If Bucket B is where most of your energy lives, you are in the right lane for the decade.

Either way, Monday's homework is the same. Start moving time from Bucket A to Bucket B. Delegate the routing to an agent, even a dumb one, even a flaky one. Reclaim the hours. Put those hours into the Bucket B work that was getting crowded out by meetings. Have the harder conversation. Take the customer call that does not scale. Write the memo that says what the data is not saying. Make the judgment call you have been avoiding because there was no bulletproof spreadsheet for it.

And above all, protect the people on your team whose Bucket B work is not currently getting measured. The junior on your staff who is learning the hard skill of reading the room. The middle manager whose real job has always been acting as a bridger and who is about to be written out of the organizational chart because the title on the badge does not match the work being done. Those people are the pipeline to the next decade of your company. The ones losing them do not realize what they are losing until it is too late to replace.

Closing

A lot of people will write this decade the way they wrote the last one. "AI took my job." There will be true stories of displacement.
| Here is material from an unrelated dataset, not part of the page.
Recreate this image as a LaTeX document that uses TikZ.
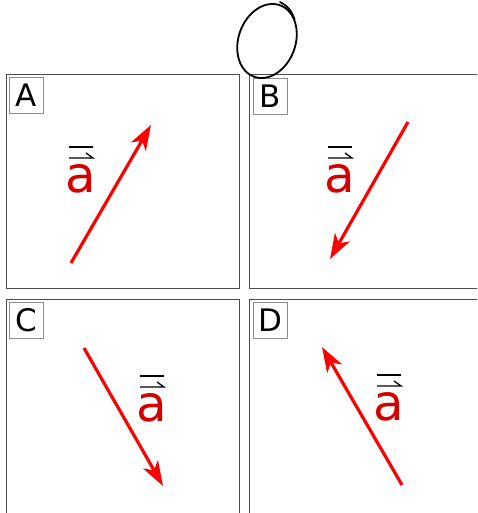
\documentclass[tikz,border=0pt]{standalone}
\usepackage{fontspec}
\setmainfont{DejaVu Sans}
\usetikzlibrary{arrows.meta,calc,shapes.geometric}
\definecolor{vred}{HTML}{FF0000}
\definecolor{tred}{HTML}{D40000}
\begin{document}
\begin{tikzpicture}[x=1pt,y=-1pt,
 panel/.style={draw=black!70,line width=1.2pt,anchor=north west,inner sep=0pt},
 tag/.style={draw=black!45,line width=1.2pt,minimum width=34pt,minimum height=36pt,inner sep=0pt,font=\fontsize{31}{31}\selectfont,anchor=north west},
 vec/.style={vred,line width=3.2pt,-{Stealth[length=25pt,width=17pt,inset=7pt]}},
 alabel/.style={tred,inner sep=0pt,font=\fontsize{50}{50}\selectfont,anchor=base},
 bar/.style={black,line width=1.3pt},
 pen/.style={black,line width=1.8pt,line cap=round}]
\useasboundingbox (0,0) rectangle (477,513);
\clip (0,0) rectangle (477,513);
% panels
\node[panel,minimum width=233pt,minimum height=214pt] (pA) at (6,74) {};
\node[panel,minimum width=240pt,minimum height=214pt] (pB) at (249,74) {};
\node[panel,minimum width=233pt,minimum height=230pt] (pC) at (6,299) {};
\node[panel,minimum width=240pt,minimum height=230pt] (pD) at (249,299) {};
% tags
\node[tag] (tA) at (9,77) {A};
\node[tag] (tB) at (253,78) {B};
\node[tag] (tC) at (9,302) {C};
\node[tag] (tD) at (253,302) {D};
% vectors
\coordinate (a0) at (71,263); \coordinate (a1) at (151,125);
\coordinate (b0) at (408,122); \coordinate (b1) at (330,259);
\coordinate (c0) at (84,348); \coordinate (c1) at (163,486);
\coordinate (d0) at (402,485); \coordinate (d1) at (322,347);
\draw[vec] (a0) -- (a1);
\draw[vec] (b0) -- (b1);
\draw[vec] (c0) -- (c1);
\draw[vec] (d0) -- (d1);
% labels
\foreach \n/\x/\y in {lA/81/192, lB/340/192, lC/152/421, lD/389/420}{
  \node[alabel] (\n) at (\x,\y) {a};
  \draw[bar] ($(\n.base)+(-12,-45)$) -- ++(24,0);
  \draw[bar] ($(\n.base)+(-12,-34)$) -- ++(24,0) -- ++(-7,-5);
}
% hand-drawn loop
\node[draw,pen,ellipse,minimum width=57pt,minimum height=76pt,inner sep=0pt,rotate=-20] (loop) at (267,41) {};
\draw[pen] plot[domain=92:50,samples=25,variable=\t]
  ({267+(28.5+0.5+2.5*(\t-50)/42)*cos(\t)*0.9397+(38+0.5+2.5*(\t-50)/42)*sin(\t)*0.3420},
   {41+(28.5+0.5+2.5*(\t-50)/42)*cos(\t)*0.3420-(38+0.5+2.5*(\t-50)/42)*sin(\t)*0.9397});
\end{tikzpicture}
\end{document}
There will be cruel layoffs. There will be waste. There will be a policy debate that arrives, as usual, a year too late to help anyone.

But there is a parallel story that is already being written, in Europe, in the companies that are using AI to build new things instead of to trim the old ones. In the worker who realizes she is twenty percent coordinator and eighty percent bridger, and decides to lean into the eighty. In the junior engineer who skips the meetings the agent can attend for him and uses the reclaimed hour to ship something a human has never shipped before. In the CEO who, six months after flattening her company, realizes she needs her mid-layer back, but in a new shape, with a new name, and a new job description that centers on judgment instead of on routing.

The Great Unstaffing is not a one-time event. It is a sorting function. And it is sorting right now.

Go be one of the humans they cannot delete.